Mommy Groups Aren’t Just For “New” Moms
The first day I walked into that mommy group, I felt so uncomfortable, literally and figuratively. I didn’t fit into any of my pre-pregnancy clothes. I didn’t have the beautiful baby activity mat like the 30 other moms that had already attended one of these classes. And, I was the new girl. I instantly had flashbacks to middle school trying to find a spot in the cafeteria at lunch time.
I would have turned and walked right out the door never to return if it hadn’t been for the other newbie that walked in behind me. Thank goodness for that girl or I wouldn’t have found my Mom Tribe. She was just as nervous as I was. We gave each other a look of desperate confidence and walked in with our babies.
18 years later, the mommy that walked in with me that day — and four other moms from that class — are my dearest friends. We are that Mom Tribe that I didn’t even know I needed so many years ago and that all moms need when we have little ones, and even when our kids are growing up.
My two boys are now 16 and 18, and I lean on these moms every day. I need them so they can assure me that what I’m going through as a mom isn’t out of the ordinary. I need them for support. I need them for laughs. And sometimes, I need them just to listen. They do all of this for me, but mostly we are friends. We love one another and appreciate our differences. These are women that, almost two decades ago, only came together because we had babies born within weeks of each other.
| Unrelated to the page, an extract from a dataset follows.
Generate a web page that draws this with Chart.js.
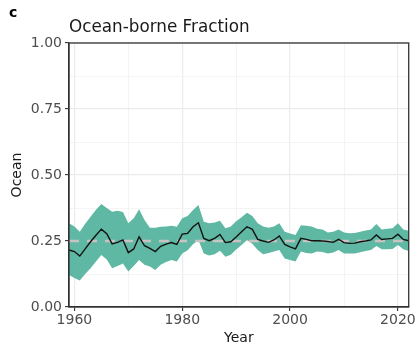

But we have made a bond that has lasted 18 years. We are a Mom Tribe.
Find Your Mom Tribe
We all need a tribe around us. Find your Mom Tribe. Whether it’s when your baby is three months old in a mommy and me group, when your child starts kindergarten and it’s a group of moms from his/her school, or a group from your neighborhood. It doesn’t matter where you find that Mom Tribe, but find it. You’ll thank me!
Thank you for reading. Happy Wednesday, everyone.